Kurz und knapp erläuterte Uddley ihr, was sie in der ersten Stunde zu tun hatte und was danach folgen würde, wenn ihr noch Zeit blieb. Er versicherte ihr, dass er, wenn nötig, den ganzen Tag mit ihr am Telefon bleiben würde »Meinetwegen müssen Sie sich nicht beeilen! Meine Zeit wird bezahlt!« Da sie aber beide Hände für die Arbeit brauchte, legte sie zwar nicht auf, stellte das Handy aber auf Lautsprecher und steckte es sich an den Gürtel.

Achtunddreißig Minuten später hatte sie Dutzende von Fotos geschossen, eine grobe Skizze fertiggestellt und damit begonnen, Beweismittel zu sichern. Sie hatte Brandrückstände von den Wänden und vom Boden gekratzt, jedes Tütchen sorgfältig mit dem präzisen Fundort beschriftet, diesen dann mit einem Stück Abdeckband beklebt und anschließend ein Foto von der markierten Stelle gemacht. Außerdem hatte sie einen größeren Gegenstand als Beweismittel aufgenommen ein großes Stück aus einem Betonblock. Vermutlich das erste Projektil.
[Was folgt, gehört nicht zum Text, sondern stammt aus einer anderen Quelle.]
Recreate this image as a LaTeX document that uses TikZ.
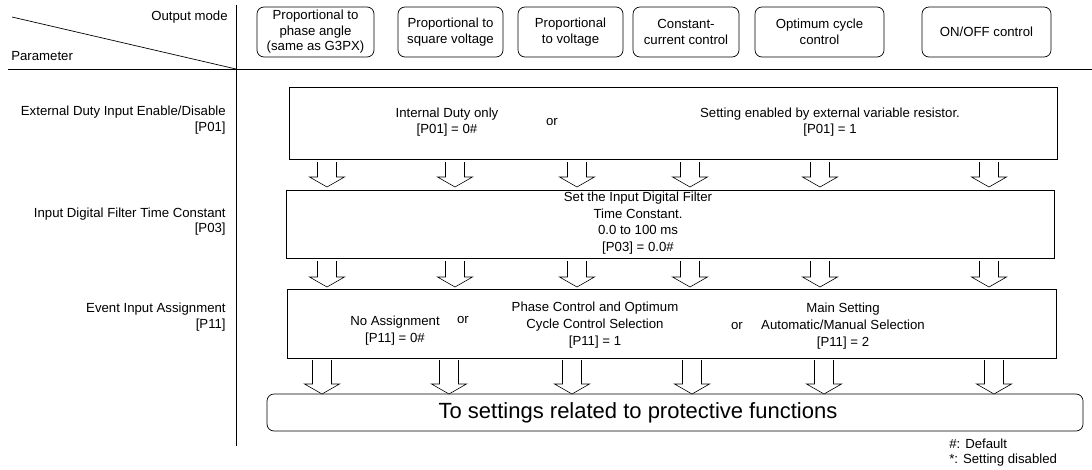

Jetzt sah sie sich nach Glasscherben um. Überall waren die Scherben des zerbrochenen Fensters verstreut. Was sie aber suchten, war Glas, das von einer Flasche, die mit Phosphor, Benzol und ein wenig Gummi gefüllt gewesen war, stammen konnte.

Jetzt waren weniger konventionelle Methoden gefragt. Lily richtete sich auf. Ihr rechter Arm, der schwache, tat weh. Sie hatte sich zu häufig darauf gestützt. Geistesabwesend rieb sie ihn. »Scott? Von mir aus kannst du dich jetzt wandeln.«

Eine blecherne Stimme kam aus der Gegend ihrer Hüfte. »Ich möchte ihn gerne selbst instruieren, wenn Sie nichts dagegen haben.«

»Natürlich. Warte einen Moment, Scott«, sagte sie und trat zu der Tür, die in die Küche führte. Sie griff mit der linken Hand nach ihrem Handy und zog es vom Gürtel ab.

Und ließ es fallen, als ihre Hand kribbelte und dann taub und nutzlos wurde.